New U.N. Treaty Means The Death Of Free Internet Access

A world’s governments meeting will be held in a just a few weeks, and it could very well decide the future of the Internet through a binding international treaty. It’s called the World Conference on International Telecommunications (WCIT), and it’s being organized by a government-controlled UN agency called the International Telecommunication Union (ITU).

Most of us are familiar with the attacks against Internet freedom that have been proposed over the last year through bills  like SOPA, or PIPA., both anti-free market attempts to control content.   Or the left’s undying advocacy for “Net Neutrality which would prevent telecoms from divvying up their bandwidth and charging sites for quick load times.  A new document from Ron Paul and Rand Paul called “The Technology Revolution” lay out the Pauls’ roadmap for where they’ll focus their considerable leverage in protecting a free unregulated Internet.  And it looks like we will need all the help we can get.

The International Telecommunications Union (ITU), an obscure U.N. agency that develops voluntary stands for international phone networks and communications satellites, is mulling whether or not to adopt new rules that could have a deeply profound and detrimental effort on the Internet.

The process began in Geneva this year that could result in a new treaty giving the U.N. unprecedented powers over the Internet.  Dozens of countries like Russia and China are pushing hard to reach this goal by the end of this year.  Prime Minister Vladimir Putin said last year that his goal and that of his “allies” was to establish “international control over the Internet” through the  ITU.  If successful, these new regulations would well end the Internet as we know it.

Since the Net’s inception, engineers, academics, user groups and others have convened in bottom-up nongovernmental organizations to keep it operating and thriving through what is known as a “multi-stakeholder” governance model. This consensus-driven private-sector approach has been the key to the Net’s phenomenal success.

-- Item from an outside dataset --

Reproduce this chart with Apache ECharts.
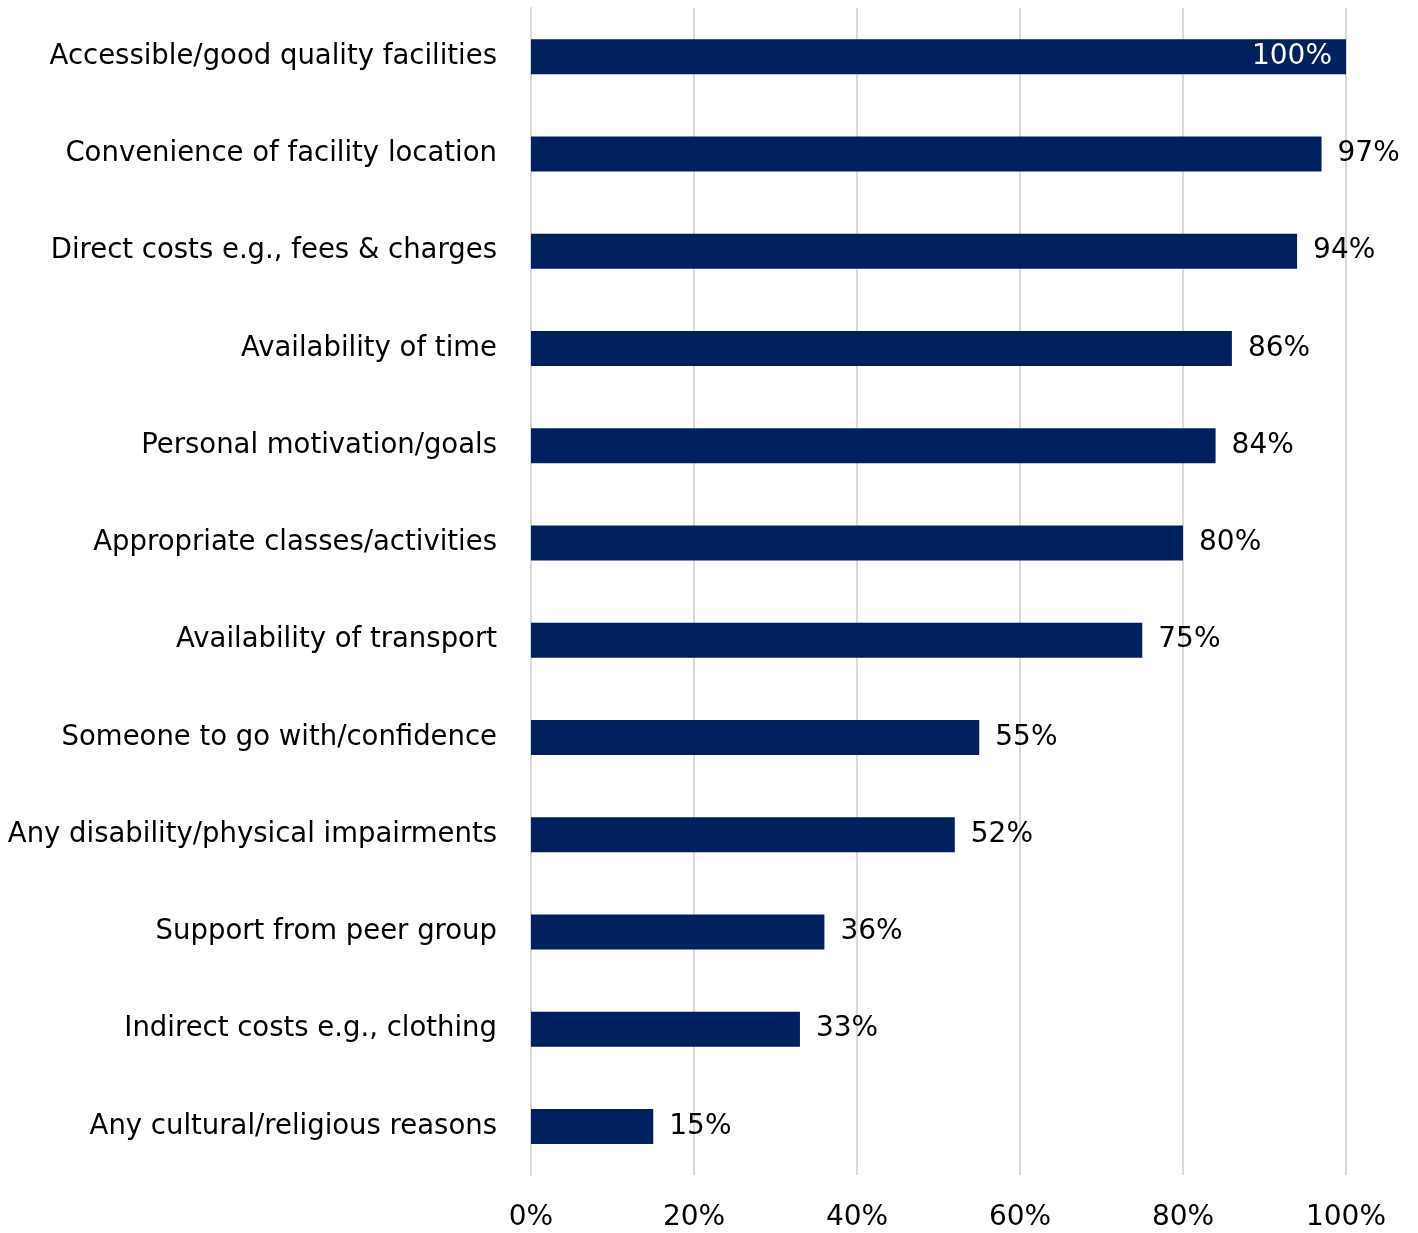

Net access is improving the human condition and no where is this more evident than in developing countries where unfettered Internet technologies are expanding  economies and raising  living standards.  Therein lies the rub.  Countries like Russia, China, and Iran want to renegotiate the 1988 treaty that was established in Australia that basically deregulated the Internet.  How better to expand their tyranny than close off the information highway.

In preparation for the World Conference on International Telecommunications (WCIT) to be held December 3-14, 2012,  in Dubai,  the World Telecommunication Standards Assembly (WTSA) is meeting November 20-29  to establish new regulations for the Internet that would give control over to the United Nations.   Although negotiations have been “behind closed doors” some of the proposed changes have leaked out.

  • Cyber Security and data privacy would be turned over to International control.
  • Would allow foreign phone companies to charge fees for Internet traffic.
  • Impose unprecedented economic regulations – rates, terms and conditions for traffic swapping agreements or “peering”.
  • Give ITU dominion over .com and .org Web addresses of the world.
  • Give ITU dominance over Internet standards.
  • Regulate international mobile roaming rates and practices.
  • Give ITU ability to cut off access to certain web sites by blocking online traffic.
  • Would control the distribution and assignment of all E names.
  • A list of IP addressed would be supplied to the government of users within its borders.
  • Would allow government to control access to websites within its border.

Pro-regulation forces are, thus far, much more energized and organized than those who favor the multi-stakeholder approach. Regulation proponents only need to secure a simple majority of the 193 member states to codify their radical and counterproductive agenda. Unlike the U.N. Security Council, no country can wield a veto in ITU proceedings. With this in mind, some estimate that approximately 90 countries could be supporting intergovernmental Net regulation—a mere seven short of a majority.   And if that isn’t bad enough, Putin wants the current  head of the ITU, Hamadoun Toure, to become the new Internet Czar.  Toure was educated at the Leningrad Institution and at the Moscow Technical University.

Changing the current free access model to one regulated by International treaty will partition the Internet, will destroy free trade and national sovereignty, impair Internet growth and destroy cross border technologies such as cloud computing.


The past five years have seen an explosion in the liberty movement, fueled in large part by the Internet. Preserving that freedom is crucial if the liberty movement is to continue its progress. Therefore, all activists in the liberty movement have a stake in the battle for Internet freedom. We must be ready to come together to fight any attempt to increase the federal government or International  power over the Internet, regardless of the supposed justifications. We must resist voices from both the political right and left which alternatively seek to legislate morality or enforce political correctness with force.   Copyright protection, pornography, cyberterrorism, gambling, and “hate speech” are merely excuses for doing what all governments have done throughout human history: increase their size, scope,  power and control.

Once we understand this, we understand the critical link between Internet freedom and human freedom.